Location
- Country: United States
- State: California
- Region: Alameda and San Joaquin Counties
- Cities: Mountain House

Physical characteristics
- • location: 6.4 mi (10 km) east/northeast of Livermore, California
- • coordinates: 37°42′45.8″N 121°39′03.4″W﻿ / ﻿37.712722°N 121.650944°W
- • elevation: 1,080 ft (330 m)
- Mouth: Old River
- • location: 1.5 mi (2 km) northeast of Mountain House, California
- • coordinates: 37°47′52.7″N 121°31′30.8″W﻿ / ﻿37.797972°N 121.525222°W
- • elevation: 7 ft (2.1 m)
- Basin size: 17 sq mi (44 km^{2})

= Mountain House Creek =

Stream in Alameda and San Joaquin Counties, California

Mountain House Creek is a 11.3 mi east/northeast-flowing intermittent stream draining the eastern Diablo Range in Alameda and San Joaquin Counties, California.

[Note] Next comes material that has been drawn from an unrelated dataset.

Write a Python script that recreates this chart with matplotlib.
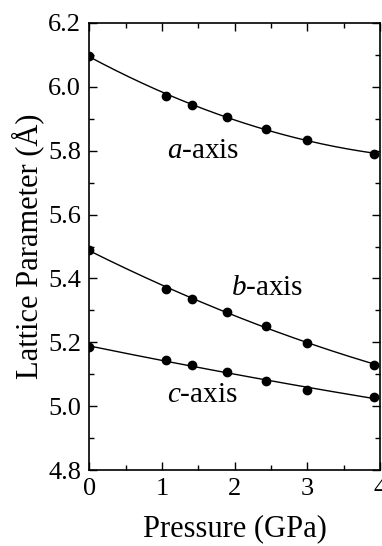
import numpy as np
import matplotlib
matplotlib.use("Agg")
import matplotlib.pyplot as plt
from matplotlib.ticker import MultipleLocator

pressure = [0.0, 1.06, 1.41, 1.89, 2.43, 3.0, 3.92]
a_axis = [6.097, 5.971, 5.943, 5.907, 5.869, 5.833, 5.790]
b_axis = [5.490, 5.366, 5.336, 5.296, 5.251, 5.199, 5.130]
c_axis = [5.185, 5.145, 5.130, 5.106, 5.080, 5.050, 5.029]

plt.rcParams['font.family'] = ['Liberation Serif', 'DejaVu Serif']
plt.rcParams['mathtext.fontset'] = 'custom'
plt.rcParams['mathtext.it'] = 'Liberation Serif:italic'
plt.rcParams['mathtext.rm'] = 'Liberation Serif'

fig = plt.figure(figsize=(3.82, 5.46), dpi=100)
ax = fig.add_axes([0.234, 0.139, 0.761, 0.819])

xs = np.linspace(0, 3.92, 200)
for series in (a_axis, b_axis, c_axis):
    coef = np.polyfit(pressure, series, 2)
    ax.plot(xs, np.polyval(coef, xs), color='black', lw=1.0)
    ax.plot(pressure, series, 'o', color='black', ms=6)

ax.text(1.56, 5.80, r'$\it{a}$-axis', fontsize=21, ha='center', va='center')
ax.text(2.44, 5.37, r'$\it{b}$-axis', fontsize=21, ha='center', va='center')
ax.text(1.56, 5.035, r'$\it{c}$-axis', fontsize=21, ha='center', va='center')

ax.set_xlim(0, 4)
ax.set_ylim(4.8, 6.2)
ax.xaxis.set_major_locator(MultipleLocator(1))
ax.xaxis.set_minor_locator(MultipleLocator(0.5))
ax.yaxis.set_major_locator(MultipleLocator(0.2))
ax.yaxis.set_minor_locator(MultipleLocator(0.1))
ax.yaxis.set_major_formatter(matplotlib.ticker.FormatStrFormatter('%.1f'))
ax.tick_params(which='both', direction='in', top=True, right=True, labelsize=19, width=1.0)
ax.tick_params(which='major', length=6, pad=6)
ax.tick_params(which='minor', length=3.5)
for s in ax.spines.values():
    s.set_linewidth(1.2)

ax.set_xlabel('Pressure (GPa)', fontsize=22, labelpad=10)
ax.set_ylabel('Lattice Parameter (Å)', fontsize=22, labelpad=3)

fig.savefig('out.png', dpi=100)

The creek bisects the community of Mountain House and continues northeast to join the Old River, which was the original course of the San Joaquin River in the San Joaquin Valley of California.

== History ==
Mountain House Creek is named for the historical waystop Mountain House used by travelers from San Francisco to the gold fields of the Sierra Nevada.

== Watershed ==
Mountain House Creek has a 17 sqmi watershed draining the eastern side of the Diablo Range watershed divide. The creek originates south and east of Altamont Pass at 1080 ft elevation along Flynn Road North. The creek flows immediately north and then briefly under the bifurcated east-bound section of Interstate 580 (I-580), then follows east by northeast along the south side of I-580 until it crosses again, this time south to north under both of the I-580 bifurcated road section at about 457 ft elevation and 0.9 mi west of Jess Ranch Road (aka West Grant Line Road on the north side of I-580). Next, Mountain House Creek flows along West Grant Line Road over the California Aqueduct to the intersection with Mountain House Road at the historic Alameda County Mountain House. The creek continues northeasterly across the Delta–Mendota Canal then through the residential communities of Mountain House before going on to empty into the Old River, a distributary of the San Joaquin River. Although Mountain House Creek's flows are ephemeral/seasonal, the lower 3.5 mi of the creek are dominated by agricultural return flows.

== Ecology ==
Of interest a post office called Elk Horn was established from 1852 to 1853 near today's Mountain House, California, and consisted of a home, store, stagestop and hotel decorated with the horns of tule elk (Cervus canadensis nannodes), likely reflecting the historical presence of elk in the vicinity. Tule elk are present today in the upper reaches of Mountain House Creek south of I-580, dispersers from circa 1980 translocations to the Hewlett-Packard San Felipe Ranch on Mount Hamilton. However, the elk are boxed in from further range expansion by I-580 to the north and east.

California species of special concern listed amphibians utilize cattle ponds on the creek upstream from the community of Mountain House including California red-legged frog (Rana draytonii) and California tiger salamander (Ambystoma californiense) Central California Distinct Population Segment (DPS).

North American beaver (Castor canadensis) are established on Mountain House Creek, upstream at least through the community of Mountain House.

== Recreation ==
The Mountain House Creek trail and greenway was established through the planned community of Mountain House. It consists of two trails, one paved and one unpaved, on either side of the creek for 1.0 mi length.